One I do often is to get a count of something separate about the table in the same resultset as another thing I'm counting:

select count( v ) as 'views', count( sv ) as 'successful views'
from views v
left outer join views sv on sv.viewID = v.viewID and sv.success = 1

Now V and SV contain different sets of the same table you can aggregate.
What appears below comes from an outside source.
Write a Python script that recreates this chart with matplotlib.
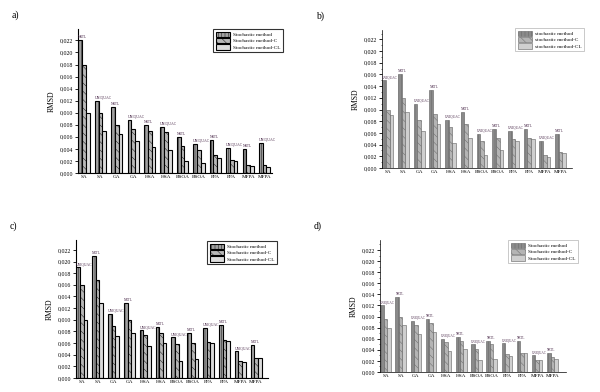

There is also CTE (common table expression) query available for Microsoft SQL Server 2008 and above.

Medezark

Select T.Name from Table T WHERE T.Manager_ID = 100;

Hmm. I didn't need a self join.....@Nagesh said:

@jetcitywoman said:
Okay, so educate me. Why would you do a self-join? What does it accomplish?
To get a hierarchy. Simple example taht will satisfy your sense.

1) Table is like this.

Employee_Id

Manager_Id

Name

100

0

Nagesh

101

100

jetcitywoman

102

100

dhromed

103

100

blakeyrat

104

100

Jaime

105

100

bannedfromcoding
In such situation, you will have to do self-join to find out all report to Nagesh.

ekolis

If you want their names, you need the self join...

edit: well, actually you don't, but if you want multiple managers' names as well as each of their direct reports' names, then you might need it!

If I understand correctly, the self-join would be used when you have related records in the same table, and you want all the related records when any one record satisifies a condition. You could also use a subquery to do this.

EG

Record_ID (PK)
Order_ID
Order_Status
etc

100, O123, 'Placed', etc
101, O123, 'Changed', etc
102, O123, 'Cancelled', etc

You want to to return all the records for any order that has been cancelled.

Subquery

Select * from Orders O where O.Order_ID in (Select Order_ID from Orders where Order_Status = 'Cancelled')

Self Join

Select Distinct O1.* from Orders O1 inner join Orders O2 on O1.order_id = O2.order_id where O2.Order_Status = 'Cancelled'

I usually do the subquery. I don't know which method is preferred.

Edit: What happened to my carriage returns?

Nagesh1

@Salami said:

If I understand correctly, the self-join would be used when you have related records in the same table, and you want all the related records when any one record satisifies a condition. You could also use a subquery to do this.

EG

Record_ID (PK)

Order_ID

Order_Status

etc

100, O123, 'Placed', etc

101, O123, 'Changed', etc

102, O123, 'Cancelled', etc

You want to to return all the records for any order that has been cancelled.

Subquery

Select * from Orders O where O.Order_ID in (Select Order_ID from Orders where Order_Status = 'Cancelled')

Self Join

Select Distinct O1.* from Orders O1 inner join Orders O2 on O1.order_id = O2.order_id where O2.Order_Status = 'Cancelled'

I usually do the subquery. I don't know which method is preferred.

Edit: What happened to my carriage returns?

Sub query is non-optimal. Tray again.